Earlier on, at the adjacent St Giles Cripplegate, the BBC Singers had yielded some thrilling results under Nicholas Kok: they seem to take Max in their stride; a brand new work, "Angelus", a setting of Ficino and Michelangelo that - like Davies's "Leopardi Fragments", "Tenebrae super Gesualdo" and "Roma, Amor" - recalls his Italian affinities, but which also touched on some of his Sixties good/evil obsessions, suggested Davies's choral style, from "O Magnum Mysterium" to "Lullabye for Lucy", has emerged as a kind of intriguing neoclassicism in its own right. More challenging is "Westerlings", his Mackay Brown setting for Uppsala, which dates from 1977 and more than ever, in the superb seascape vocalises, revealed its affinities to his opera The Martydom of St Magnus. The Orkney Pater Noster that concludes is one of many earlier instances of a Davies litany, pre-empting his own recent addressing of the Catholic liturgy.

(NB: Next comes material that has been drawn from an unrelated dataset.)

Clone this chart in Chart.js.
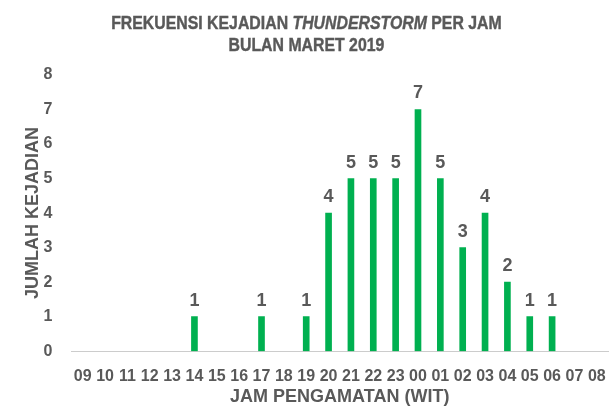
<!DOCTYPE html>
<html>
<head>
<meta charset="utf-8">
<script src="https://cdn.jsdelivr.net/npm/chart.js@4.4.0/dist/chart.umd.min.js"></script>
<style>
    html, body { margin: 0; padding: 0; background: #fff; }
    #wrap { position: relative; width: 613px; height: 408px; }
    #judul {
        position: absolute; left: 0; top: 12px; width: 613px; text-align: center;
        font-family: "Liberation Sans", Arial, sans-serif;
        font-weight: bold; font-size: 18px; line-height: 22px; color: #595959;
        -webkit-text-stroke: 0.4px #595959;
        transform: scaleX(0.88); transform-origin: 306px 0;
    }
    canvas { position: absolute; left: 0; top: 0; }
</style>
</head>
<body>
<div id="wrap">
    <canvas id="chartJam" width="613" height="408"></canvas>
    <div id="judul">FREKUENSI KEJADIAN <i>THUNDERSTORM</i> PER JAM<br>BULAN MARET 2019</div>
</div>
<script>
const jam = ["09","10","11","12","13","14","15","16","17","18","19","20","21","22","23","00","01","02","03","04","05","06","07","08"];
const kejadian = [0,0,0,0,0,1,0,0,1,0,1,4,5,5,5,7,5,3,4,2,1,1,0,0];
const tickY = [0,1,2,3,4,5,6,7,8];

const fontUtama = "'Liberation Sans', Arial, sans-serif";
const abu = "#595959";
const hijau = "#00B050";

// tulis angka di atas batang (kecuali nol)
const labelNilai = {
    id: 'labelNilai',
    afterDatasetsDraw(chart) {
        const ctx = chart.ctx;
        const meta = chart.getDatasetMeta(0);
        ctx.save();
        ctx.font = "bold 18px " + fontUtama;
        ctx.fillStyle = abu;
        ctx.textAlign = 'center';
        ctx.textBaseline = 'bottom';
        meta.data.forEach((bar, i) => {
            if (kejadian[i] > 0) {
                ctx.fillText(String(kejadian[i]), bar.x, bar.y - 7);
            }
        });
        ctx.restore();
    }
};

const ctx = document.getElementById('chartJam').getContext('2d');
new Chart(ctx, {
    type: 'bar',
    data: {
        labels: jam,
        datasets: [{
            data: kejadian,
            backgroundColor: kejadian.map(v => v > 0 ? hijau : 'rgba(0,0,0,0)'),
            barThickness: 6
        }]
    },
    options: {
        responsive: false,
        animation: false,
        layout: { padding: { top: 75, right: 5, left: 22, bottom: 0 } },
        plugins: { legend: { display: false }, tooltip: { enabled: false } },
        scales: {
            y: {
                min: 0, max: 8,
                afterBuildTicks: (axis) => { axis.ticks = tickY.map(v => ({ value: v })); },
                grid: { display: false, drawTicks: true, tickLength: 19 },
                border: { display: false },
                ticks: { color: abu, font: { family: fontUtama, size: 16, weight: 'bold' }, padding: 0 },
                title: { display: true, text: "JUMLAH KEJADIAN", color: abu, font: { family: fontUtama, size: 18, weight: 'bold' }, padding: 0 }
            },
            x: {
                grid: { display: false, drawTicks: true, tickLength: 16 },
                border: { display: true, color: "#cccccc", width: 1 },
                ticks: { color: abu, font: { family: fontUtama, size: 16, weight: 'bold' }, maxRotation: 0, autoSkip: false, padding: 0 },
                title: { display: true, text: "JAM PENGAMATAN (WIT)", color: abu, font: { family: fontUtama, size: 18, weight: 'bold' }, padding: 0 }
            }
        }
    },
    plugins: [labelNilai]
});
</script>
</body>
</html>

The excitement of catching "St Thomas Wake" and "Worldes Blis" was almost too much for the many Davies devotees who had gathered. Both works, terrifically played, achieved what Davies aspired to: the first an ironic prism of historic associations and awfulness (war juxtaposed with dance hall), the other an astonishing continuum that laid the groundwork for his symphonies to come.